Using Regex Filters in HTML Browser
Find all etcd-related files:
.*etcd.*
Find all log files:
.*\.log$
Find files in specific namespace:
^content/namespaces/openshift-etcd/.*
Find YAML manifests for pods:
.*pods/.*\.yaml$
Using with Claude Code
When you ask Claude to extract a must-gather, it will automatically use this skill. The skill provides detailed instructions that guide Claude through:
- Validating prerequisites
- Parsing URLs
- Downloading archives
- Extracting and decompressing
- Generating HTML browser
You can simply ask:
"Extract must-gather from this Prow job: https://gcsweb-ci.../1965715986610917376/"
Claude will execute the workflow and generate the interactive HTML file browser.
Troubleshooting
gcloud not installed
# Check installation
which gcloud
# Install (follow platform-specific instructions)

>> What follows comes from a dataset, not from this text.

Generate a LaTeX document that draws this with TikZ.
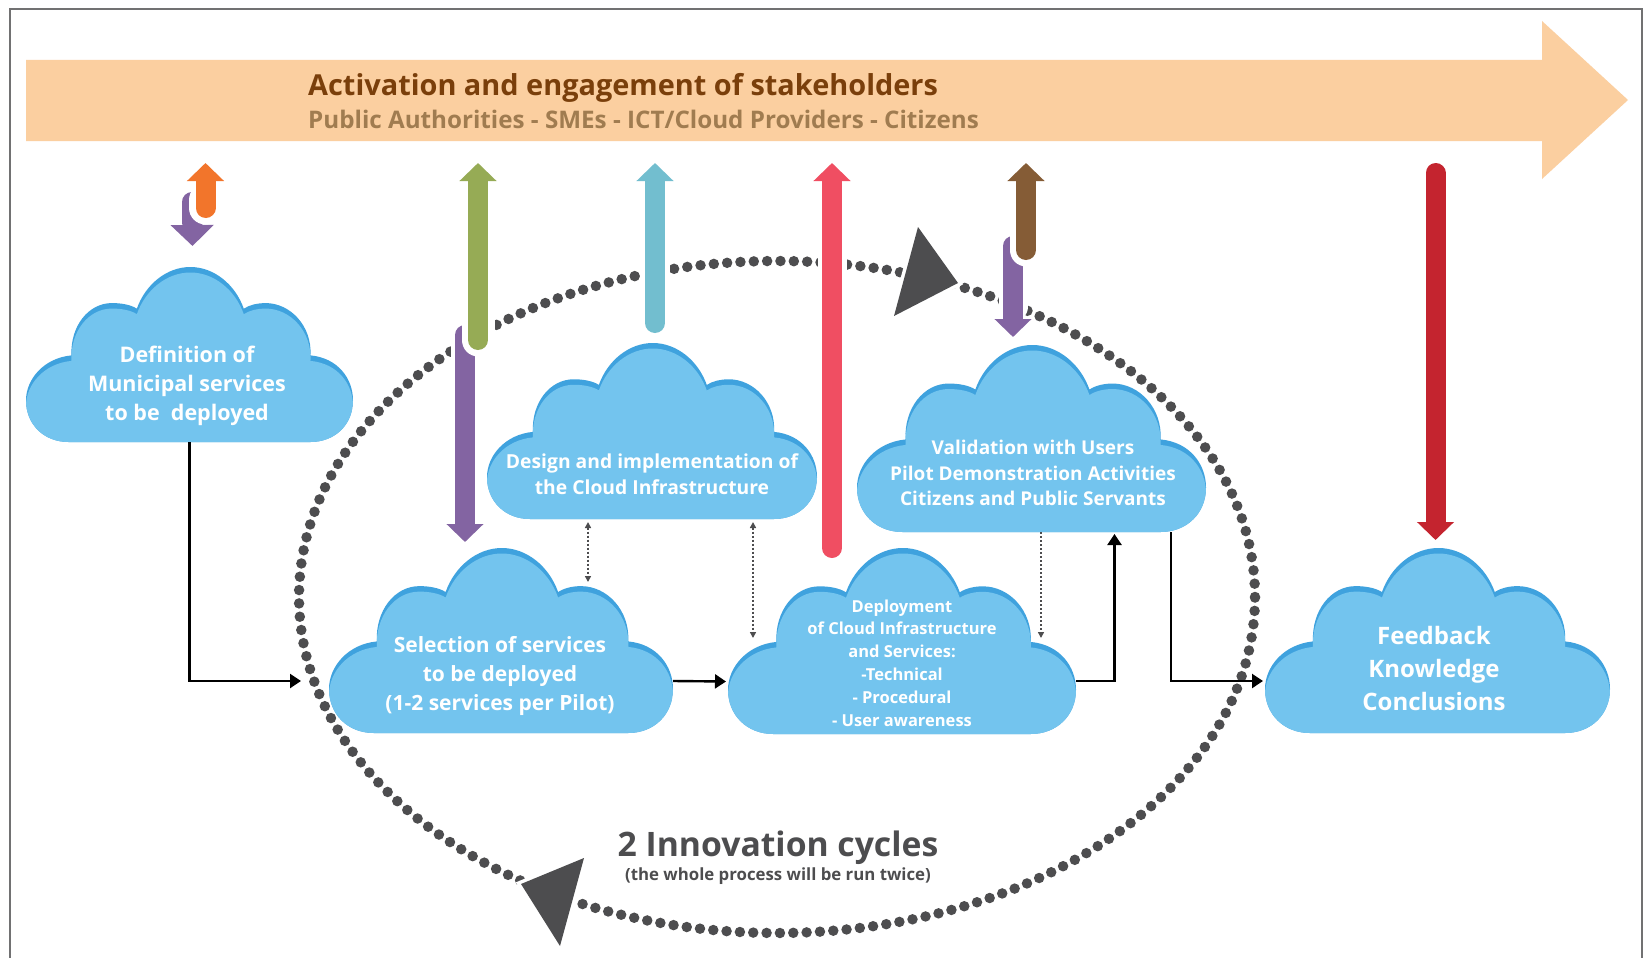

# https://cloud.google.com/sdk/docs/install
must-gather.tar not found
- Verify job completed successfully
- Check target name is correct
- Confirm gather-must-gather ran in the job
- Manually check GCS path in gcsweb
Corrupted archives
- Check error messages in extraction output
- Extraction continues despite individual failures
- Final summary lists all errors
No "-ci-" directory found
- Extraction continues with original directory names
- Check logs for warning message
- Files will still be accessible
HTML browser not opening files
- Verify files were extracted to
logs/directory - Check that relative paths are correct
- Files must be opened from the same directory as HTML file
File Type Classifications
| Extension | Type | Badge Color |
|---|---|---|
| .log, .txt | log | Blue |
| .yaml, .yml | yaml | Purple |
| .json | json | Green |
| .xml | xml | Yellow |
| .crt, .pem, .key | cert | Red |
| .tar, .gz, .tgz, .zip | archive | Gray |
| .sh, .py | script | Blue |
| .conf, .cfg, .ini | config | Yellow |
| others | other | Gray |